Thursday, June 10, 2010

When the Evidence Changes

The last decade or so of stock market experience testifies to the truth of the admonition: “never fall in love with a stock”. I confess that I have done that to my ultimate disadvantage more than once.

In essence, the rule tells us that it is perilous to ignore changed conditions; to hold fast to prior decisions when the premises of those decisions change.

Roughly a year and a half into the active life of The Receivables Exchange we’re now getting some information on some longer-term Sellers that allows us to chart the trajectory of their operations and financial condition over a few comparable periods.

(As an aside: I wrote last year suggesting that TRE make an arrangement with a credible academic institution to try to isolate and study the impact of the TRE facility on the financial health of its Sellers and I still think that would be a very useful long-term project!)

My point today, though, is to suggest a TRE analog to the stock market maxim.

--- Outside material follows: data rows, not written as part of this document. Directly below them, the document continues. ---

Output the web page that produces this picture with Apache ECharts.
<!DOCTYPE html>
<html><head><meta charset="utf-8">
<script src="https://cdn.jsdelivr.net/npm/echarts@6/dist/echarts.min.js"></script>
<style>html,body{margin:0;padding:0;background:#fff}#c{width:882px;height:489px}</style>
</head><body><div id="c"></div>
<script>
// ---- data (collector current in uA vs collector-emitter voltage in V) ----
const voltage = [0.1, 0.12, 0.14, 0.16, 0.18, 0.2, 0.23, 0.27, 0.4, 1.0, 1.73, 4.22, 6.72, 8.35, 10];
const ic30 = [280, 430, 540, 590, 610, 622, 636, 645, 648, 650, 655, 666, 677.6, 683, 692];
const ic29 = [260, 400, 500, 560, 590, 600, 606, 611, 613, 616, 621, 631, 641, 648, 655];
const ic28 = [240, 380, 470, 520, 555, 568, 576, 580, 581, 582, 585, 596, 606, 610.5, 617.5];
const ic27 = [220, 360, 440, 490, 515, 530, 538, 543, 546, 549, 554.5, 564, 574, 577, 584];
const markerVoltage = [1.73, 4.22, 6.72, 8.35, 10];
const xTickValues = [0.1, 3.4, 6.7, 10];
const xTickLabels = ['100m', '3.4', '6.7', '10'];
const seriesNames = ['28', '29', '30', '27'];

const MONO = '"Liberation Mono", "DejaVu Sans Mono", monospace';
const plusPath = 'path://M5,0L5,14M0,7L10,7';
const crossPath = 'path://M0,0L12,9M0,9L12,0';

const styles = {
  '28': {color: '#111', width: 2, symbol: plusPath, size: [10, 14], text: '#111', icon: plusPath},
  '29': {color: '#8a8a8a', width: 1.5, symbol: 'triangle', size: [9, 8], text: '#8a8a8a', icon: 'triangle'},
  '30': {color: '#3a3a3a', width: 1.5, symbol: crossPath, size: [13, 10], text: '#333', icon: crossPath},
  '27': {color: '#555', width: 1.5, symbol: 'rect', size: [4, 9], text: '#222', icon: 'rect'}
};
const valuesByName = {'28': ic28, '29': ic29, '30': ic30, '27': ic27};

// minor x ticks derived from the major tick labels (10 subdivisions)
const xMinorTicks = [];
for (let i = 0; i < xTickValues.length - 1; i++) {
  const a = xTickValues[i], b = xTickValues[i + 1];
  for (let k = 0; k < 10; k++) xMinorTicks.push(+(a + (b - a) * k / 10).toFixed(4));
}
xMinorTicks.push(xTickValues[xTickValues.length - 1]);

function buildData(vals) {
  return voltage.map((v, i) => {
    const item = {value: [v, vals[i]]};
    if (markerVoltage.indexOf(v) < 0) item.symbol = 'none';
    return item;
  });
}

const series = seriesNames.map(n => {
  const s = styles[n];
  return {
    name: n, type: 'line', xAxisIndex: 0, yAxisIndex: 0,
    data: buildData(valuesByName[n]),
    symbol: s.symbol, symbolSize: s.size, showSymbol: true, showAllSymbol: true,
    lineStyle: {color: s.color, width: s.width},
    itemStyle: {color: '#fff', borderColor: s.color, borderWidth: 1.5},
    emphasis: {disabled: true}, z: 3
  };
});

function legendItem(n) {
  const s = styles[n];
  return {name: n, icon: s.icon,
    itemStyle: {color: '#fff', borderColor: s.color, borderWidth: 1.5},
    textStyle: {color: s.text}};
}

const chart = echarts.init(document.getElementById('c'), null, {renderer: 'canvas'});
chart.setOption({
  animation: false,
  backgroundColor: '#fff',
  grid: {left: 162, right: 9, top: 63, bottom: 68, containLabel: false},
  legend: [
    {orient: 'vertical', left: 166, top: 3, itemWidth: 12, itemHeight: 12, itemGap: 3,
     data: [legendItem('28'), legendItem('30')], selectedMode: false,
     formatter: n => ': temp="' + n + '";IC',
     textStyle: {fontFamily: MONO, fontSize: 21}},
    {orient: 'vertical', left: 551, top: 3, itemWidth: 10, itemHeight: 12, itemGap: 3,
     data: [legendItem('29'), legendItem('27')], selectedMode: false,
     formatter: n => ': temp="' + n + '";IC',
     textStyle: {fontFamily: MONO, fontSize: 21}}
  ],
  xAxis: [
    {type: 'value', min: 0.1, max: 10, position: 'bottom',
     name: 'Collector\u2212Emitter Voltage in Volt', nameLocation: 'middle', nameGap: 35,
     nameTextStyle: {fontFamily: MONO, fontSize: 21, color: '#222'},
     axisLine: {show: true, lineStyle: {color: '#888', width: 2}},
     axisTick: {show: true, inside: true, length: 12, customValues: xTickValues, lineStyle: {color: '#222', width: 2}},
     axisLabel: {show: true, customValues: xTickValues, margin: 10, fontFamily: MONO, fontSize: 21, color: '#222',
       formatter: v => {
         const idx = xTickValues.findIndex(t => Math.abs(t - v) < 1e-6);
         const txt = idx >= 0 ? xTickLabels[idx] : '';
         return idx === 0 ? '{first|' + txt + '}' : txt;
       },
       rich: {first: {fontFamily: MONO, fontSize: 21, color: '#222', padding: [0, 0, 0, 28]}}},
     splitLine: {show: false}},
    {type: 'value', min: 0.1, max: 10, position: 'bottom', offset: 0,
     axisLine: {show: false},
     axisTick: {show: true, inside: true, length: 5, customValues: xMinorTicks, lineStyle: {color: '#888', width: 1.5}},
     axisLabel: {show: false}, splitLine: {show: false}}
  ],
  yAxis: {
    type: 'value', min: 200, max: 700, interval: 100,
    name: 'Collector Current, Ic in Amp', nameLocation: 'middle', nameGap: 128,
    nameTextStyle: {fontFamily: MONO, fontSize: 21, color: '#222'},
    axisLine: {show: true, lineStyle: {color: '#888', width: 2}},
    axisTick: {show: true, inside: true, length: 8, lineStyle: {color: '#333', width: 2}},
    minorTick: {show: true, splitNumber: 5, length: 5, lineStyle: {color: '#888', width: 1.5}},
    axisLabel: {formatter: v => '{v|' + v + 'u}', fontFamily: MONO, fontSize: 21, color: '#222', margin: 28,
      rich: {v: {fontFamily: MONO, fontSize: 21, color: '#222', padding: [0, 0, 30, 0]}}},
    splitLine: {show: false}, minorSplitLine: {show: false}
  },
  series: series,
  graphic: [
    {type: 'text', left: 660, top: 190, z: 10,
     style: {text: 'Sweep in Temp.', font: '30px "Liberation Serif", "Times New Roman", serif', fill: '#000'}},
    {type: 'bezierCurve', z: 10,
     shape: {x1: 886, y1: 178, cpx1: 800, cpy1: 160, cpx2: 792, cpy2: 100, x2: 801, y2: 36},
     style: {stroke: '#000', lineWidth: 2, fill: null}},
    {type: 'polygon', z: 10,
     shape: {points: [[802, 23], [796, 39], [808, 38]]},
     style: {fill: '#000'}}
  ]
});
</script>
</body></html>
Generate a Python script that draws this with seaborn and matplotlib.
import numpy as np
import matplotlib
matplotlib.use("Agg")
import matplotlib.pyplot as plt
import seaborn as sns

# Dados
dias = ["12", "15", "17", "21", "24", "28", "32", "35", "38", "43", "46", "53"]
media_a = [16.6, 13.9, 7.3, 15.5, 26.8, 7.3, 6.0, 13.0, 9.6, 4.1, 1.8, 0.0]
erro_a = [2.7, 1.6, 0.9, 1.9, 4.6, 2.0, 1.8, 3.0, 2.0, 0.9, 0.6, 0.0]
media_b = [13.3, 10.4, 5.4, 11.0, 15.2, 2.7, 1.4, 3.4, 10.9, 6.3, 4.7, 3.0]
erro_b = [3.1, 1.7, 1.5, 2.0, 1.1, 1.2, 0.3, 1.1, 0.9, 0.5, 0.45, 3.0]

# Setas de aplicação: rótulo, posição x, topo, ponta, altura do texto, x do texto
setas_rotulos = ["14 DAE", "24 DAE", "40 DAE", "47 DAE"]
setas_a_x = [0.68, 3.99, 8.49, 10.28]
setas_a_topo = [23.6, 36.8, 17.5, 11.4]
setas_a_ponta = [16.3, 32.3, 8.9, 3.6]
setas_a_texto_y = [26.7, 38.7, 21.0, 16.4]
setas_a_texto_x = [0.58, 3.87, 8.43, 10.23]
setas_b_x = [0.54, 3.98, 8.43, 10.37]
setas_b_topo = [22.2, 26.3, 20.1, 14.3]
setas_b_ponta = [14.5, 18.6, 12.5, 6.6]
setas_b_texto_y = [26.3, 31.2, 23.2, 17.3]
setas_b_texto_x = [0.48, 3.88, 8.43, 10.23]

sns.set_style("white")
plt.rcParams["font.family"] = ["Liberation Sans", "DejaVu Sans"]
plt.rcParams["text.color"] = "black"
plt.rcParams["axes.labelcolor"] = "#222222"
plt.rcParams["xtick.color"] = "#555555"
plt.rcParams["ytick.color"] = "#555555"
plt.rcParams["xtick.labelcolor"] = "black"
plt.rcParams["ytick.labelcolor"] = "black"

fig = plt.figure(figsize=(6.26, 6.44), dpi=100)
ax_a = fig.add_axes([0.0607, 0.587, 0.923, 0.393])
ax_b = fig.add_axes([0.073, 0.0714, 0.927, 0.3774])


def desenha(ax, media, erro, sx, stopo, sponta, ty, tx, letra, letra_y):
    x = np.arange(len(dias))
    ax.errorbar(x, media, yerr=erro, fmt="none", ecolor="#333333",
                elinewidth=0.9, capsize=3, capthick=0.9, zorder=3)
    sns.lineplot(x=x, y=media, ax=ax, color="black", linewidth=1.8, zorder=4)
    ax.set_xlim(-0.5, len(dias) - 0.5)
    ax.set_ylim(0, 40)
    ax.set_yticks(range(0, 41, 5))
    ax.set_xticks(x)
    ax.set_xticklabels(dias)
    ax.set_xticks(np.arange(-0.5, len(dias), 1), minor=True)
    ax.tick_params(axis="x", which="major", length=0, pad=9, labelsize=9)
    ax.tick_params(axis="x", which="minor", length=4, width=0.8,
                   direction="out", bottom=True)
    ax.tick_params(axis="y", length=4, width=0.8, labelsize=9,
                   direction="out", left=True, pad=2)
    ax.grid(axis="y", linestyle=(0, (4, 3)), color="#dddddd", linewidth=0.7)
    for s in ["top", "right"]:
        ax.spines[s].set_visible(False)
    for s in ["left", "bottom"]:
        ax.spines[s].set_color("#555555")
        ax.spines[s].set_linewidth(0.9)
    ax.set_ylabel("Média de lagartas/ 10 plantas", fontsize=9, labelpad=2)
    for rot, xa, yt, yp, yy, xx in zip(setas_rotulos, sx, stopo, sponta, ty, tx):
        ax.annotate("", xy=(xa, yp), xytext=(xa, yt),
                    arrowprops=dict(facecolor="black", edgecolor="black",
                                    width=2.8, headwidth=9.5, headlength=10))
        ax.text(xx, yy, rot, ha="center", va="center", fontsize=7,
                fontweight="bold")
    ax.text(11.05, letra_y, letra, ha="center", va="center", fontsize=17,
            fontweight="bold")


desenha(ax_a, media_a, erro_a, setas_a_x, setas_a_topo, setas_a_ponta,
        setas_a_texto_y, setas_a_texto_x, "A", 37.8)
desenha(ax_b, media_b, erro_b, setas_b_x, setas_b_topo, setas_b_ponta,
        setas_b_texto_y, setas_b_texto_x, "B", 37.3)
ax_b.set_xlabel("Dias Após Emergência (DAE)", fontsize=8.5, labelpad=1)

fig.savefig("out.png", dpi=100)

That is: “never fall in love with a Seller”. And to suggest the inverse, of course: “never hold to a negative conclusion when the evidence turns positive.”

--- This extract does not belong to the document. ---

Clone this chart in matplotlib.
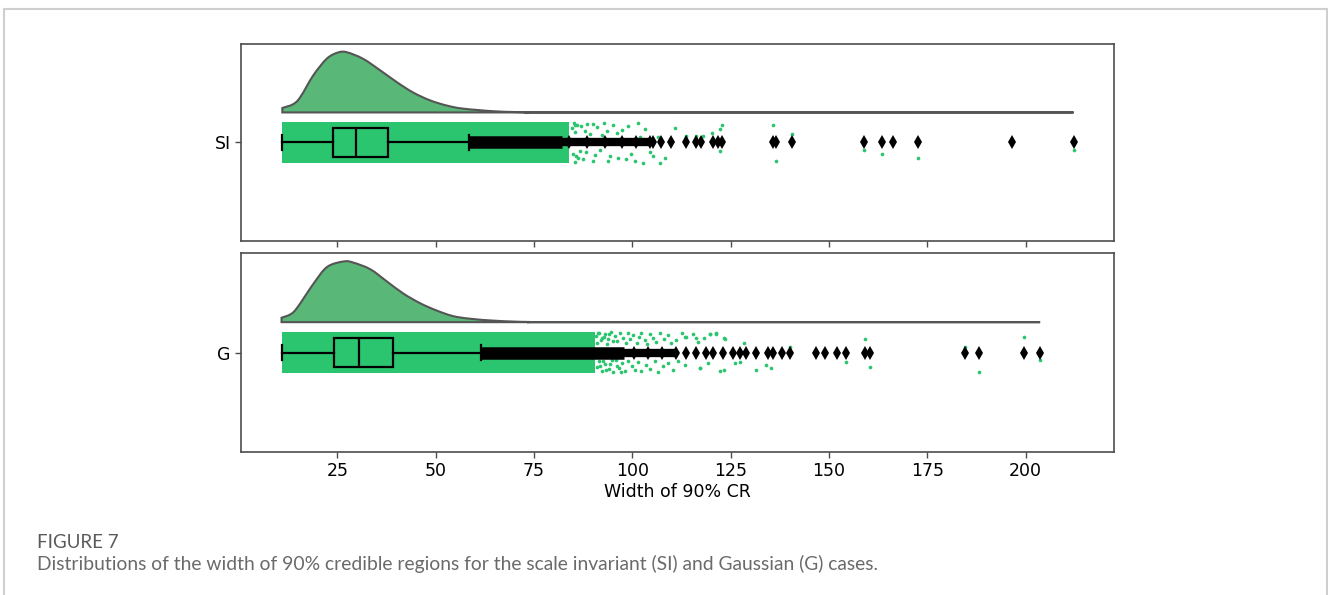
import numpy as np
import matplotlib.pyplot as plt
from matplotlib.patches import Rectangle, PathPatch
from matplotlib.path import Path

# ---- data ----
labels = ['SI', 'G']

# half-violin (relative density, peak = 1)
kde_x_si = [11.0, 14.8, 18.9, 22.4, 25.3, 27.5, 31.6, 35.9, 40.2, 44.3, 48.6, 52.8, 57.0, 65.5, 74.0, 90.0, 212.2]
kde_d_si = [0.074, 0.19, 0.62, 0.90, 1.0, 1.0, 0.89, 0.70, 0.50, 0.33, 0.20, 0.115, 0.063, 0.017, 0.003, 0.0, 0.0]
kde_x_g = [10.8, 13.1, 14.8, 19.0, 22.4, 26.6, 29.1, 33.4, 37.6, 41.8, 46.1, 50.3, 54.4, 58.8, 65.5, 74.0, 90.0, 203.7]
kde_d_g = [0.073, 0.13, 0.24, 0.64, 0.91, 1.0, 0.98, 0.87, 0.67, 0.47, 0.31, 0.19, 0.10, 0.056, 0.022, 0.003, 0.0, 0.0]

# box statistics
box_si = dict(whislo=11.0, q1=23.8, med=29.8, q3=37.8, whishi=58.5)
box_g = dict(whislo=10.8, q1=24.2, med=30.6, q3=39.1, whishi=61.5)

# crowded flier runs (start, end) and the single fliers beyond them
flier_runs_si = [(58.5, 82.0), (82.0, 104.4)]
fliers_si = [84.0, 88.5, 93.0, 97.5, 101.0, 104.4, 105.3, 107.4, 109.9, 113.7, 116.3, 117.5,
             120.5, 121.8, 122.9, 135.7, 136.6, 140.6, 158.8, 163.4, 166.3, 172.7, 196.6, 212.2]
flier_runs_g = [(61.5, 98.0), (98.0, 111.2)]
fliers_g = [100.5, 104.0, 107.5, 111.2, 113.7, 116.3, 118.8, 120.5, 123.0, 125.6, 127.3, 129.0,
            131.5, 134.5, 135.7, 138.1, 140.2, 146.6, 149.0, 152.1, 154.4, 159.2, 160.5,
            184.7, 188.1, 199.5, 203.7]

# rain: solid block of points plus the sparse points in its tail
rain_block_si = (11.0, 84.0)
rain_x_si = [84.6, 85.1, 85.5, 86.0, 84.8, 85.3, 86.2, 86.8,
             85.4, 86.9, 88.4, 89.9, 85.8, 87.4, 90.1, 92.2, 93.5, 95.1, 97.3, 99.0, 101.5,
             94.3, 93.9, 96.4, 98.5, 100.6, 102.7, 101.9, 104.4, 105.3, 107.0, 108.2, 106.6,
             110.8, 113.7, 116.3, 118.0, 120.3, 122.2, 122.9, 122.2,
             87.9, 89.2, 91.0, 92.8, 88.1, 90.6, 91.7, 96.0, 99.6, 103.3,
             135.7, 136.6, 140.6, 158.8, 163.4, 172.7, 212.2]
rain_y_si = [0.15, 0.20, 0.11, 0.18, -0.12, -0.20, -0.16, -0.09,
             0.18, 0.17, 0.19, 0.19, -0.14, -0.17, -0.19, 0.08, 0.12, 0.18, 0.13, 0.17, 0.20,
             -0.14, -0.19, -0.16, -0.17, -0.19, -0.21, 0.06, -0.10, -0.14, -0.21, -0.16, 0.06,
             0.15, 0.07, 0.07, 0.07, 0.10, 0.14, 0.18, -0.09,
             0.12, 0.09, 0.16, 0.20, -0.10, -0.13, -0.08, 0.10, -0.12, 0.14,
             0.18, -0.19, 0.09, -0.08, -0.12, -0.16, -0.08]
rain_block_g = (10.8, 90.5)
rain_x_g = [91.3, 92.2, 93.0, 93.9, 94.7, 95.6, 96.1, 96.8, 97.7, 98.3, 98.9, 99.5, 100.2,
            101.1, 101.7, 102.3, 103.2, 103.8, 104.4, 105.3, 106.1, 107.0, 108.0, 109.1,
            109.9, 111.2, 112.7, 113.7, 115.4, 116.7, 118.1, 119.7, 121.4, 123.5,
            91.7, 92.6, 93.4, 94.3, 95.0, 95.8, 96.7, 97.5, 98.1, 98.9, 99.8, 100.6, 101.5,
            102.3, 103.4, 104.4, 105.7, 106.6, 107.8, 109.1, 110.4, 111.6, 113.3, 117.1, 122.2,
            117.1, 119.2, 123.2, 126.0, 127.3, 123.3, 121.4, 119.7, 116.3, 113.3,
            90.8, 91.1, 91.6, 92.0, 92.9, 93.6, 94.1, 95.2, 90.9, 91.4, 92.3, 93.1, 94.0, 94.9, 96.2, 97.1,
            128.5, 131.5, 134.0, 135.2, 140.2, 154.4, 159.1, 160.5, 184.7, 188.1, 199.5, 203.7]
rain_y_g = [0.20, 0.149, 0.183, 0.132, 0.206, 0.166, 0.115, 0.193, 0.149, 0.098, 0.20, 0.132, 0.173,
            0.098, 0.159, 0.20, 0.125, 0.081, 0.183, 0.149, 0.105, 0.20, 0.139, 0.173,
            0.091, 0.125, 0.20, 0.159, 0.183, 0.105, 0.149, 0.183, 0.193, 0.132,
            -0.139, -0.088, -0.173, -0.112, -0.20, -0.071, -0.156, -0.105, -0.19, -0.088, -0.139, -0.173, -0.098,
            -0.19, -0.122, -0.166, -0.088, -0.20, -0.139, -0.105, -0.173, -0.088, -0.122, -0.156, -0.19,
            -0.16, -0.11, -0.18, -0.11, -0.10, 0.15, 0.19, 0.19, 0.15, 0.16,
            0.17, 0.10, 0.20, 0.13, 0.16, 0.09, 0.19, 0.12, -0.15, -0.09, -0.19, -0.12, -0.17, -0.08, -0.14, -0.20,
            0.10, -0.18, -0.13, -0.16, 0.06, -0.10, 0.14, -0.15, 0.06, -0.20, 0.16, -0.08]

panels = [
    (labels[0], kde_x_si, kde_d_si, box_si, flier_runs_si, fliers_si, rain_block_si, rain_x_si, rain_y_si),
    (labels[1], kde_x_g, kde_d_g, box_g, flier_runs_g, fliers_g, rain_block_g, rain_x_g, rain_y_g),
]

# ---- styling ----
rain_col = '#2cc56f'
kde_col = '#59b878'
edge_col = '#555555'
spine_col = '#4d4d4d'


def smooth_path(xs, ys, base):
    # closed outline: base -> first point, Catmull-Rom curve through points, back along base
    pts = np.column_stack([xs, ys])
    verts = [(xs[0], base), tuple(pts[0])]
    codes = [Path.MOVETO, Path.LINETO]
    n = len(pts)
    for k in range(n - 1):
        p0 = pts[max(k - 1, 0)]
        p1 = pts[k]
        p2 = pts[k + 1]
        p3 = pts[min(k + 2, n - 1)]
        c1 = p1 + (p2 - p0) / 6.0
        c2 = p2 - (p3 - p1) / 6.0
        verts += [tuple(c1), tuple(c2), tuple(p2)]
        codes += [Path.CURVE4] * 3
    verts += [(xs[-1], base), (xs[0], base)]
    codes += [Path.LINETO, Path.CLOSEPOLY]
    return Path(verts, codes)


fig = plt.figure(figsize=(13.28, 5.95), dpi=100)
fig.patches.append(Rectangle((4 / 1328, -0.1), 1323 / 1328, (595 - 9) / 595 + 0.1,
                             transform=fig.transFigure, fill=False,
                             edgecolor='#cfcfcf', lw=1.5))

ax_pos = [[0.1815, 0.5950, 0.6574, 0.3311], [0.1815, 0.2403, 0.6574, 0.3345]]
axes = []
for i, (lab, kx, kd, bs, runs, fl, block, rx, ry) in enumerate(panels):
    ax = fig.add_axes(ax_pos[i])
    axes.append(ax)

    # cloud
    base = 0.305
    ky = base + 0.61 * np.array(kd)
    ax.add_patch(PathPatch(smooth_path(np.array(kx), ky, base), facecolor=kde_col,
                           edgecolor=edge_col, lw=1.5, zorder=2))

    # rain
    ax.barh(0, block[1] - block[0], left=block[0], height=0.42, color=rain_col, lw=0, zorder=1)
    ax.scatter(rx, ry, s=7, color=rain_col, lw=0, zorder=1)

    # box
    stats = dict(bs)
    stats['fliers'] = []
    ax.bxp([stats], positions=[0], widths=0.30, orientation='horizontal',
           patch_artist=True, capwidths=0.16, showfliers=False,
           boxprops=dict(facecolor=rain_col, edgecolor='black', lw=1.6),
           whiskerprops=dict(color='black', lw=1.6),
           capprops=dict(color='black', lw=1.6),
           medianprops=dict(color='black', lw=1.6))
    for j, (a, b) in enumerate(runs):
        ax.plot([a, b], [0, 0], color='black', lw=9.0 if j == 0 else 6.0,
                solid_capstyle='butt', zorder=4)
    ax.plot(fl, np.zeros(len(fl)), 'd', color='black', ms=7, mew=0, zorder=4)

    ax.set_xlim(0.5, 222.5)
    ax.set_ylim(-1, 1)
    ax.set_yticks([0])
    ax.set_yticklabels([lab])
    ax.set_xticks([25, 50, 75, 100, 125, 150, 175, 200])
    for s in ax.spines.values():
        s.set_color(spine_col)
        s.set_linewidth(1.2)
    ax.tick_params(colors=spine_col, labelcolor='black', labelsize=12.5, width=1, length=4)
    if i == 0:
        ax.tick_params(labelbottom=False)

axes[1].set_xlabel('Width of 90% CR', fontsize=12.5, labelpad=2)

fig.text(37 / 1328, 1 - 542 / 595, 'FIGURE 7', family='Lato', fontsize=13.5,
         color='#5a5a5a', va='center', ha='left')
fig.text(37 / 1328, 1 - 564 / 595,
         'Distributions of the width of 90% credible regions for the scale invariant (SI) and Gaussian (G) cases.',
         family='Lato', fontsize=13.9, color='#6a6a6a', va='center', ha='left')

fig.savefig('out.png', dpi=100)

As easy as it might sound, it’s still hard to do!

After analyzing a Seller. And concluding that buying from that Seller is a sound decision. And then actually buying a number of auctions from that Seller. And after getting paid properly for those auctions. It is difficult to look at new information that shows a deterioration in that Seller’s financial condition and conclude that the buy-decision needs to change!

In fact, for me, it is more difficult to “let go” of a deteriorating Seller than it is to re-evaluate one that I’ve previously found too weak. It feels a little disloyal. After all, everything’s gone well… far!

But one of the advantages that I’ve suggested the TRE model provides is that new information can be acted on immediately. I CAN stop buying from a Seller just as soon as new information suggests that’s the right course. And I CAN recognize positive changes in the condition of a Seller and immediately move them onto the “buy list”.

I just have to be willing to act dispassionately based on all of the information in hand.

I have “let go” of a couple of Sellers recently: reluctantly, I’ll admit.

And I have recently bought from a couple of Sellers that were previously on my “don’t buy” list.

So far, I haven’t seen any pattern in the follow-on financial statements of longer-term TRE Sellers. The business of some active Sellers has gotten better over the past year or so and that of others has deteriorated. But it’s far too early in the life of the Exchange, and the economic environment of the past 18 months has been far too tumultuous, to draw any BROAD conclusions at this point.

But the evidence does suggest that consistent re-evaluation is necessary as new information becomes available.

And that we can't assume that today's evidence will necessarily support the same conclusion as yesterday’s.